Le scénario passe donc au second plan puisqu'il, somme toute, assez prévisible. Le jeu des symboles, les scènes se retrouvant en écho durant le film (le discours de Sang-hyeon dans le confessionnal et celui qu'il tiens plus tard à Tae-joo sur le suicide ou les préliminaires de l'acte sexuelle reproduit lors de la scène de la "résurrection") et la mise en image des tourments des personnages forment la majeur partie du film sans que le réalisateur ne perde le rythme de son œuvre. Je ne suis donc pas ennuyé une seule seconde, ni n'ai eu besoin de regarder ma montre durant la projection, tant j'étais absorbé par la beauté des images et le jeu des acteurs.

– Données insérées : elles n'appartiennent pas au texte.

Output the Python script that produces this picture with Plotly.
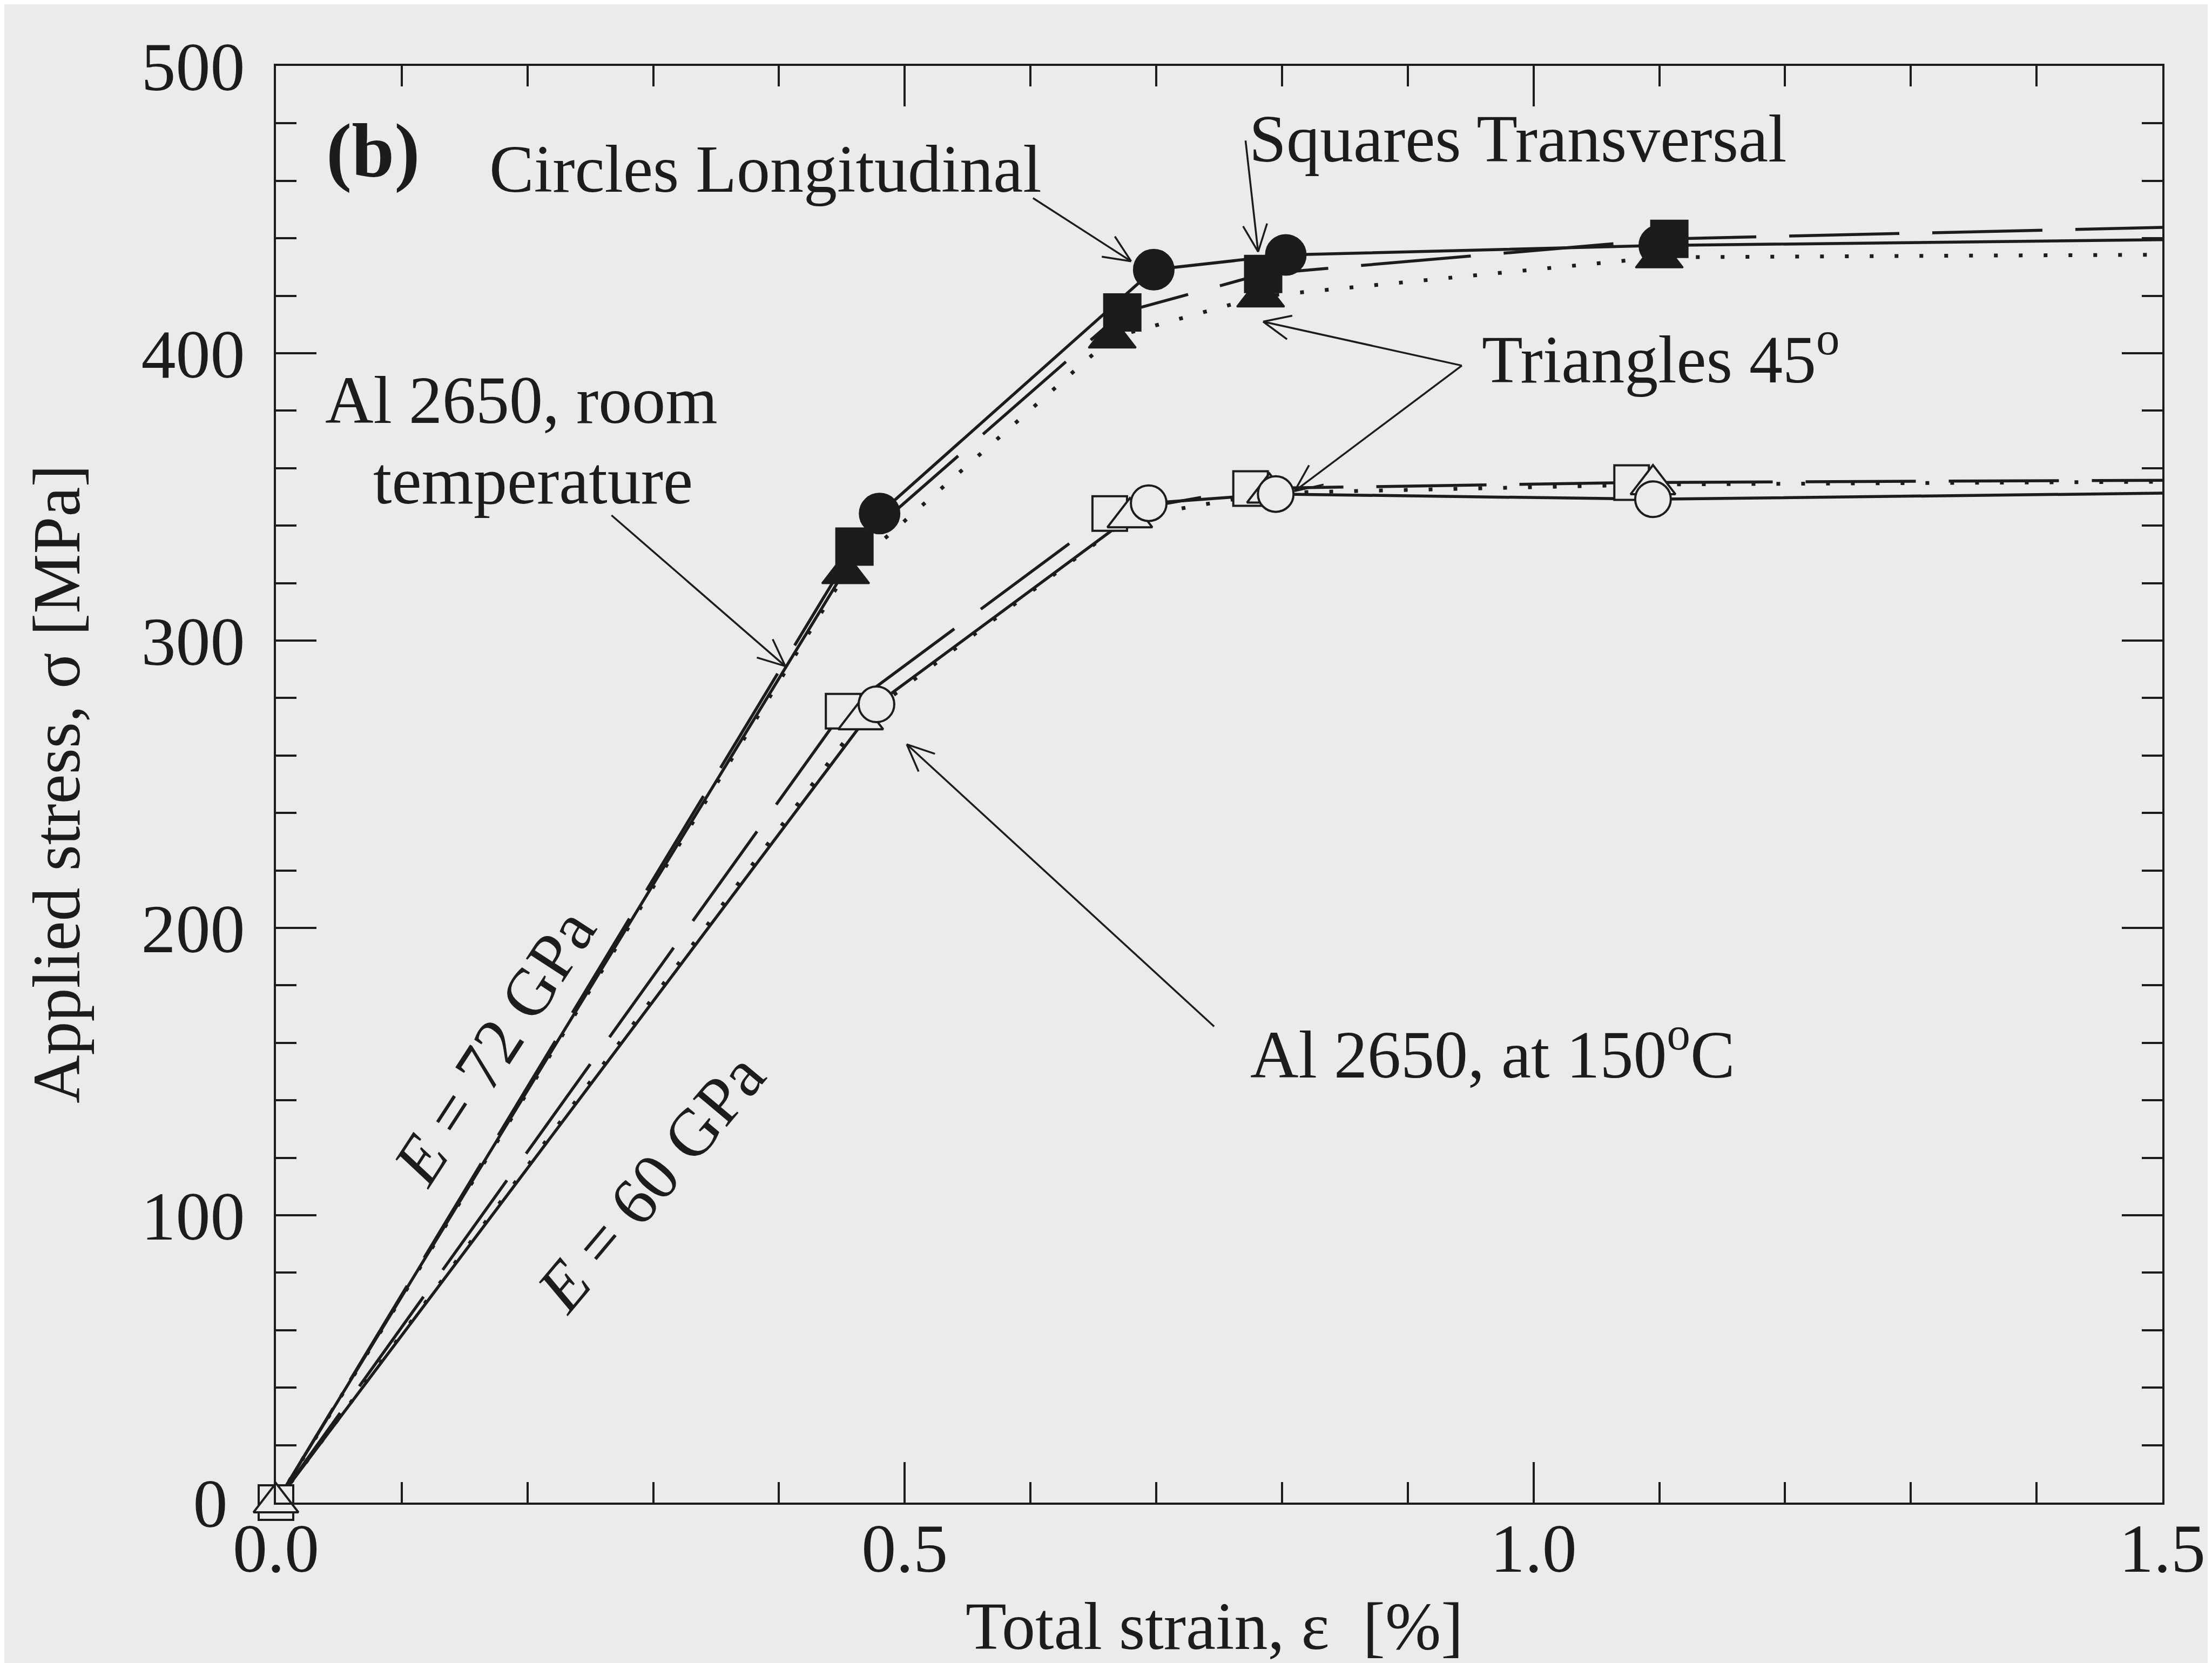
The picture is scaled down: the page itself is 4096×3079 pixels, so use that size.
import math
import plotly.graph_objects as go

# ---------------- data ----------------
# Room temperature (filled markers)
rt_circ_strain = [0.0, 0.480, 0.698, 0.803, 1.100, 1.5]
rt_circ_stress = [0.0, 344.2, 429.1, 434.2, 437.5, 439.5]
rt_sq_strain = [0.0, 0.460, 0.673, 0.785, 1.108, 1.5]
rt_sq_stress = [0.0, 332.7, 414.2, 427.6, 439.8, 443.8]
rt_tri_strain = [0.0, 0.453, 0.665, 0.783, 1.100, 1.5]
rt_tri_stress = [0.0, 323.5, 405.5, 419.8, 433.4, 434.3]

# 150 C (open markers)
ht_circ_strain = [0.0, 0.4775, 0.694, 0.795, 1.095, 1.5]
ht_circ_stress = [0.0, 277.8, 347.8, 351.0, 349.2, 351.3]
ht_sq_strain = [0.0, 0.451, 0.663, 0.775, 1.078, 1.5]
ht_sq_stress = [0.0, 275.4, 344.2, 352.9, 355.0, 355.8]
ht_tri_strain = [0.0, 0.465, 0.679, 0.790, 1.095, 1.5]
ht_tri_stress = [0.0, 272.5, 342.8, 351.4, 354.3, 355.3]

x_ticks = [0.0, 0.5, 1.0, 1.5]
y_ticks = [0, 100, 200, 300, 400, 500]

# ---------------- style ----------------
W, H = 4096, 3079
ML, MR, MT, MB = 503, 100, 114, 305
PW, PH = W - ML - MR, H - MT - MB
XR, YR = [0, 1.5], [0, 500]
INK = "#1c1c1c"
BG = "#ebebeb"
FONT = "Liberation Serif"
FS = 124       # annotation / title text
FT = 128       # tick labels

LW = 5.5
LONGDASH = "204px,61px"
DOT = "7px,39px"

fig = go.Figure()

def add_series(sx, sy, dash, symbol, filled, size, width, marker_from):
    fig.add_trace(go.Scatter(x=sx, y=sy, mode="lines",
                             line=dict(color=INK, width=width, dash=dash),
                             showlegend=False, hoverinfo="skip"))
    return (sx[marker_from:-1], sy[marker_from:-1], symbol, filled, size)

markers = []
markers.append(add_series(rt_tri_strain, rt_tri_stress, DOT, "triangle-up", True, 76, 7, 1))
markers.append(add_series(rt_sq_strain, rt_sq_stress, LONGDASH, "square", True, 68, LW, 1))
markers.append(add_series(rt_circ_strain, rt_circ_stress, "solid", "circle", True, 74, LW, 1))
markers.append(add_series(ht_sq_strain, ht_sq_stress, LONGDASH, "square", False, 64, LW, 0))
markers.append(add_series(ht_tri_strain, ht_tri_stress, DOT, "triangle-up", False, 72, 7, 0))
markers.append(add_series(ht_circ_strain, ht_circ_stress, "solid", "circle", False, 66, LW, 1))

for mx, my, sym, filled, size in markers:
    fig.add_trace(go.Scatter(
        x=mx, y=my, mode="markers", cliponaxis=False,
        marker=dict(symbol=sym, size=size,
                    color=INK if filled else BG,
                    line=dict(color=INK, width=3 if filled else 4)),
        showlegend=False, hoverinfo="skip"))

# ---------------- arrows (shaft + open V head) ----------------
sxp = PW / (XR[1] - XR[0])
syp = PH / (YR[1] - YR[0])
shapes = []

def arrow(x0, y0, x1, y1, head=True, L=55, ang=24):
    shapes.append(dict(type="line", xref="x", yref="y", x0=x0, y0=y0, x1=x1, y1=y1,
                       line=dict(color=INK, width=3.5), layer="above"))
    if not head:
        return
    dx, dy = (x0 - x1) * sxp, (y0 - y1) * syp
    n = math.hypot(dx, dy)
    ux, uy = dx / n, dy / n
    for s in (1, -1):
        a = math.radians(ang * s)
        rx = ux * math.cos(a) - uy * math.sin(a)
        ry = ux * math.sin(a) + uy * math.cos(a)
        shapes.append(dict(type="line", xref="x", yref="y", x0=x1, y0=y1,
                           x1=x1 + rx * L / sxp, y1=y1 + ry * L / syp,
                           line=dict(color=INK, width=3.5), layer="above"))

arrow(0.602, 454.0, 0.680, 432.0)          # Circles Longitudinal
arrow(0.771, 474.0, 0.781, 435.3)          # Squares Transversal
arrow(0.943, 395.7, 0.785, 411.0)          # Triangles 45 (filled)
arrow(0.943, 395.7, 0.810, 352.0)          # Triangles 45 (open)
arrow(0.2668, 343.6, 0.405, 291.1)         # room temperature
arrow(0.746, 165.7, 0.5016, 263.9)         # at 150 C

# ---------------- text labels ----------------
def label(text, x, y, xanchor="center", angle=0, size=FS):
    fig.add_annotation(text=text, x=x, y=y, xref="x", yref="y", showarrow=False,
                       xanchor=xanchor, yanchor="middle", textangle=angle,
                       font=dict(family=FONT, size=size, color=INK))

label("<b>(b)</b>", 0.0775, 470.5, size=142)
label("Circles Longitudinal", 0.1687, 464.0, xanchor="left")
label("Squares Transversal", 0.773, 474.6, xanchor="left")
label("Triangles 45<sup>o</sup>", 0.958, 399.5, xanchor="left")
label("Al 2650, room", 0.195, 383.5)
label("temperature", 0.2045, 355.5)
label("Al 2650, at 150<sup>o</sup>C", 0.774, 157.5, xanchor="left")
label("<i>E</i> = 72 GPa", 0.1734, 158.6, angle=-57)
label("<i>E</i> = 60 GPa", 0.298, 111.3, angle=-50)

# axis titles
fig.add_annotation(text="Total strain, ε  [%]", xref="paper", yref="paper",
                   x=(2240 - ML) / PW, y=0, yshift=-229, showarrow=False,
                   xanchor="center", yanchor="middle",
                   font=dict(family=FONT, size=FS, color=INK))
fig.add_annotation(text="Applied stress, σ [MPa]", xref="paper", yref="paper",
                   x=0, xshift=-(ML - 97), y=0.5, showarrow=False, textangle=-90,
                   xanchor="center", yanchor="middle",
                   font=dict(family=FONT, size=FS, color=INK))

axis_common = dict(showline=True, linewidth=4, linecolor=INK, mirror="allticks",
                   ticks="inside", ticklen=75, tickwidth=4, tickcolor=INK,
                   showgrid=False, zeroline=False,
                   tickfont=dict(family=FONT, size=FT, color=INK))

fig.update_xaxes(range=XR, tickvals=x_ticks, ticktext=[f"{v:.1f}" for v in x_ticks],
                 ticklabelstandoff=-30,
                 minor=dict(ticks="inside", ticklen=38, tickwidth=3.5, tickcolor=INK,
                            dtick=0.1, tick0=0, showgrid=False),
                 **axis_common)
fig.update_yaxes(range=YR, tickvals=y_ticks,
                 ticktext=[(str(v) + "\u00a0") if v == 0 else str(v) for v in y_ticks],
                 ticklabelstandoff=28,
                 minor=dict(ticks="inside", ticklen=38, tickwidth=3.5, tickcolor=INK,
                            dtick=20, tick0=0, showgrid=False),
                 **axis_common)

fig.update_layout(width=W, height=H, autosize=False,
                  margin=dict(l=ML, r=MR, t=MT, b=MB, pad=0),
                  paper_bgcolor=BG, plot_bgcolor=BG,
                  shapes=shapes, showlegend=False)

fig.write_html("out.html")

Ainsi, Kang-oh Song ne manque pas à sa réputation et prouve qu'il est capable d'interpréter des personnages extrêmement variés (voir ses performances dans Memories of murder, sa folie dans Le Bon, la Brute et le Cinglé et les transformations de sa personnalité tout au long de Thirst, tant innocent, enjôleur, dominant, dominé et résigné). Quand à Ok-vin Kim, elle excelle dans un rôle de femme frustré devenant progressivement manipulatrice pour finir par être un véritable chat quand elle joue avec ses victimes.

Park-chan Wook continue donc de faire évoluer son cinéma et use de ses leçons apprises dans ses précédents films. Thirst use de l'absurde et du développement subtile des relations amoureuses de I'm a cyborg tout en retournant vers la beauté épique et déchiré de Lady vengeance. Park Chan-wook wins again.